Не без основания, как оказалось, В.А. Александров поставил вопрос и о том, нет ли в архивах, оставшихся после Горбачева, подлинников секретных советско-германских протоколов 1939 г.
В Конституционном суде обе эти линии развития не получили. Представители компартии отнюдь не были склонны обременять ее дополнительными обвинениями. Письмо Александрова было частично опубликовано лишь в демократической газете «Куранты» с выражением надежды на его использование «в дальнейшем».

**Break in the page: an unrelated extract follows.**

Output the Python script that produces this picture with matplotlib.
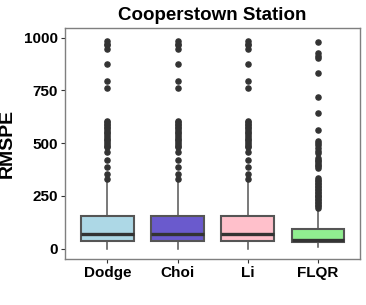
import numpy as np
import matplotlib
matplotlib.use("Agg")
import matplotlib.pyplot as plt

plt.rcParams['font.family'] = ['Liberation Sans', 'DejaVu Sans']

# data
methods = ['Dodge', 'Choi', 'Li', 'FLQR']
colors = ['#ADD8E6', '#6A5ACD', '#FFC0CB', '#90EE90']
q1 = [39, 39, 39, 32]
median = [71, 71, 71, 43]
q3 = [153, 153, 153, 95]
whis_lo = [1, 1, 1, 8]
whis_hi = [322, 322, 322, 185]

base_out = [983, 971, 963, 947, 876, 794, 759, 604, 598, 592, 585, 578, 570,
            562, 555, 547, 538, 530, 522, 513, 505, 497, 489, 481, 457,
            422, 389, 356, 330]
flqr_out = [980, 925, 912, 903, 833, 720, 644, 564, 509, 500, 490, 475, 465,
            455, 430, 422, 414, 406, 398, 390, 383, 335, 328, 320, 313, 306,
            299, 292, 285, 278, 271, 264, 257, 250, 243, 236, 229, 222, 215,
            208, 201, 195]
outliers = [base_out, base_out, base_out, flqr_out]

stats = []
for i, m in enumerate(methods):
    stats.append(dict(label=m, q1=q1[i], med=median[i], q3=q3[i],
                      whislo=whis_lo[i], whishi=whis_hi[i], fliers=outliers[i]))

fig = plt.figure(figsize=(3.66, 3.05), dpi=100)
ax = fig.add_axes([0.178, 0.151, 0.806, 0.757])

edge = '#555555'
bp = ax.bxp(stats, positions=np.arange(1, 5), widths=0.75, patch_artist=True,
            showcaps=False,
            boxprops=dict(edgecolor=edge, linewidth=1.5),
            medianprops=dict(color='#333333', linewidth=2.4),
            whiskerprops=dict(color=edge, linewidth=1.1),
            flierprops=dict(marker='o', markerfacecolor='#333333',
                            markeredgecolor='#333333', markersize=3.7))
for patch, c in zip(bp['boxes'], colors):
    patch.set_facecolor(c)

ax.set_xlim(0.4, 4.6)
ax.set_ylim(-48, 1045)
ax.set_yticks([0, 250, 500, 750, 1000])
ax.set_xticks(np.arange(1, 5))
ax.set_xticklabels(methods)

for s in ax.spines.values():
    s.set_color('#7f7f7f')
    s.set_linewidth(1.0)
ax.tick_params(axis='both', length=3, color='#333333', width=0.8,
               labelsize=11, labelcolor='black', pad=2)
for lab in ax.get_xticklabels() + ax.get_yticklabels():
    lab.set_fontweight('bold')

ax.set_ylabel('RMSPE', fontsize=14, fontweight='bold', labelpad=6)
ax.set_title('Cooperstown Station', fontsize=13.5, fontweight='bold', pad=6)

fig.savefig('out.png', dpi=100)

Занять открытую позицию по этому вопросу и уже тогда внести полную ясность мог бы человек, хорошо знакомый с Катынским делом, но он был верен своей линии и на слушание «дела КПСС» не явился, несмотря на двукратный вызов и наложение штрафа. Речь о Михаиле Горбачеве. 22 октября Конституционный суд, несколько приглушив резонанс от представленных Шахраем катынских секретных материалов, отказал в приобщении их к делу.

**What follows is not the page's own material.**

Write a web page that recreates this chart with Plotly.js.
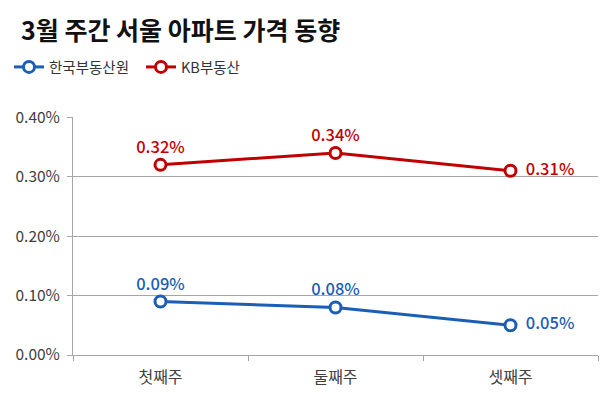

Между тем за несколько дней до этого на предъявление постановления Политбюро ЦК ВКП(б) от 5 марта 1940 г. резко среагировала российская общественность. Это произошло после того, как 18 октября в еженедельной политической
Профессор Д.А. Волкогонов, а затем и тогдашний главный архивист России Р.Г. Пихоя представили с достойными значимости события комментариями сталинское постановление с телеэкранов, а журнал «Новое время» предоставил свои страницы Л.Н. Елину. Этот известный публицист предварил свою статью «Трое с пакетом в Кремле: Катынские игры» вопросом: «Решение Политбюро о расстреле поляков найдено. Но кто поверит, что найдено оно только сейчас?» Он не церемонился ни с бывшим Президентом СССР, ни с нынешним Президентом России, рассказывая о перипетиях с поисками, обнаружением и опубликованием «тайного из тайных» документа. Естественно, он задался и вопросом об обстоятельствах и сроках передачи его польской стороне, связывая их с выходом двусторонних отношений на новый уровень{19}.
Подготовленная для передачи польской стороне и в Конституционный суд подборка документов была передана для опубликования в научный журнал «Вопросы истории»{20}.

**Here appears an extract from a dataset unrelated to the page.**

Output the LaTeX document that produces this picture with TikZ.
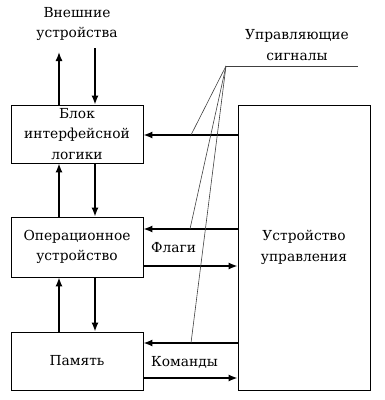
\documentclass[tikz,border=0pt]{standalone}
\usepackage{fontspec}
\setmainfont{DejaVu Serif}
\usetikzlibrary{arrows.meta,positioning}

\begin{document}
\begin{tikzpicture}[x=1pt, y=-1pt,
  font=\fontsize{13.8}{20.5}\selectfont,
  block/.style={rectangle, draw, line width=0.9pt, minimum width=132pt,
                align=center, inner sep=0pt},
  arrow/.style={-{Latex[length=9pt,width=7pt]}, line width=1.4pt},
  signal/.style={line width=0.6pt, black!75},
  sigtext/.style={inner sep=0pt, anchor=west},
]
\useasboundingbox (0,0) rectangle (385,400);

\node[block, minimum height=58pt] (blok) at (77,134) {Блок\\интерфейсной\\логики};
\node[block, minimum height=60pt] (opu) at (77,247) {Операционное\\устройство};
\node[block, minimum height=58pt] (mem) at (77,361) {Память};
\node[block, minimum height=285pt] (uu) at (304,247.5) {Устройство\\управления};

\node[align=center] (ext) at (77,24) {Внешние\\устройства};
\node[align=center] (sig) at (297,45) {Управляющие\\сигналы};

% columns and rows of the connectors
\coordinate (xl) at (59,0);
\coordinate (xr) at (95,0);
\coordinate (extout) at (59,52);
\coordinate (extin) at (95,48);
\coordinate (y1) at (0,135);
\coordinate (y2) at (0,229);
\coordinate (y3) at (0,266);
\coordinate (y4) at (0,343);
\coordinate (y5) at (0,378);

% vertical links
\draw[arrow] (blok.north -| xl) -- (extout);
\draw[arrow] (extin) -- (blok.north -| xr);
\draw[arrow] (opu.north -| xl) -- (blok.south -| xl);
\draw[arrow] (blok.south -| xr) -- (opu.north -| xr);
\draw[arrow] (mem.north -| xl) -- (opu.south -| xl);
\draw[arrow] (opu.south -| xr) -- (mem.north -| xr);

% links to the control unit
\draw[arrow] (uu.west |- y1) -- (blok.east |- y1);
\draw[arrow] (uu.west |- y2) -- (opu.east |- y2);
\draw[arrow] (opu.east |- y3) -- (uu.west |- y3);
\draw[arrow] (uu.west |- y4) -- (mem.east |- y4);
\draw[arrow] (mem.east |- y5) -- (uu.west |- y5);

\node[sigtext] (flags) at (151,248) {Флаги};
\node[sigtext] (cmds) at (151,362) {Команды};

% control signals
\coordinate (apex) at (226,66);
\coordinate (sigend) at (358,66);
\coordinate (c1) at (191,135);
\coordinate (c2) at (190,229);
\coordinate (c3) at (191,343);
\draw[signal] (apex) -- (sigend);
\foreach \c in {c1,c2,c3}
  \draw[signal] (apex) -- (\c);

\end{tikzpicture}
\end{document}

Как только материалы «особого пакета № 1» поступили в Главную военную прокуратуру, следователи которой несколько месяцев старались довести до сознания высоких чиновников, что существование постановления Политбюро о польских военнопленных бесспорно доказано, были проведены необходимые следственные действия. В Кремле был осмотрен весь комплекс документов, проведены почерковедческая и криминалистическая экспертизы. Они подтвердили подлинность записки Берии на имя Сталина № 794/Б от марта 1940 г., подписей на ней Сталина, Молотова, Ворошилова, Микояна и Берии, а также выписки из постановления Политбюро ЦК ВКП(б) № 13/144 от 5 марта 1940 г.{21}
В качестве свидетелей были приглашены бывший начальник канцелярии Президиума ЦК КПСС Д.Н. Суханов и А.В. Коротков, директор Архива Президента РФ, в котором хранятся «особые папки» Политбюро и другие важнейшие документы партии. Они сообщили о том, как в 40-е годы функционировало Политбюро, каков был сложившийся в то время порядок принятия партийно-государственных решений: группой из приближенных к Сталину членов Политбюро, одновременно занимавших ключевые государственные посты, — Ворошиловым, Молотовым, Микояном, Калининым, Кагановичем при участии Берии. Иногда мнение отсутствовавшего члена узкого сталинского окружения испрашивалось по телефону, о чем секретарь делал отметку на документе. После получения фиксируемого мнения секретарь оформлял выписку из постановления и направлял для исполнения адресатам.
Поэтому, несмотря на то что на записке Берии Сталину № 794/Б от марта 1940 г., положенной в основу обсуждения «вопроса НКВД», рассмотренного на заседании Политбюро ЦК ВКП(б) 5 марта 1940 г., вслед за резолюцией «за» имеются личные подписи только Сталина, Ворошилова, Молотова и Микояна, а о мнении Калинина и Кагановича сообщает помета на полях, было признано, что это согласованное решение всех указанных шести членов высшего партийно-государственного руководства.
В Архиве Президента РФ, тщательно осмотрев подлинные документы Политбюро того времени, следователь ГВП А.Ю. Яблоков получил подтверждение существовавшей тогда практики принятия решений. Среди протоколов заседаний Политбюро ЦК ВКП(б) за период от 17 февраля до 17 марта 1940 г. № 13/13-ОП он обнаружил «особую папку» «Подлинники постановлений и материалы». В ней имеется следующая справка за подписью заведующего особым сектором ЦК КПСС Т. Силина: «Подлинник постановления Политбюро ЦК ВКП(б) П 13/144-ОП от 5 марта 1940 г. — записка НКВД № 794/Б от марта 1940 г. за подписью Берия с голосованием т.т. Сталина, Ворошилова, Молотова, Микояна (роспись) и т.т. Калинина, Кагановича по телефону находится в папке совершенно секретных документов»{22}.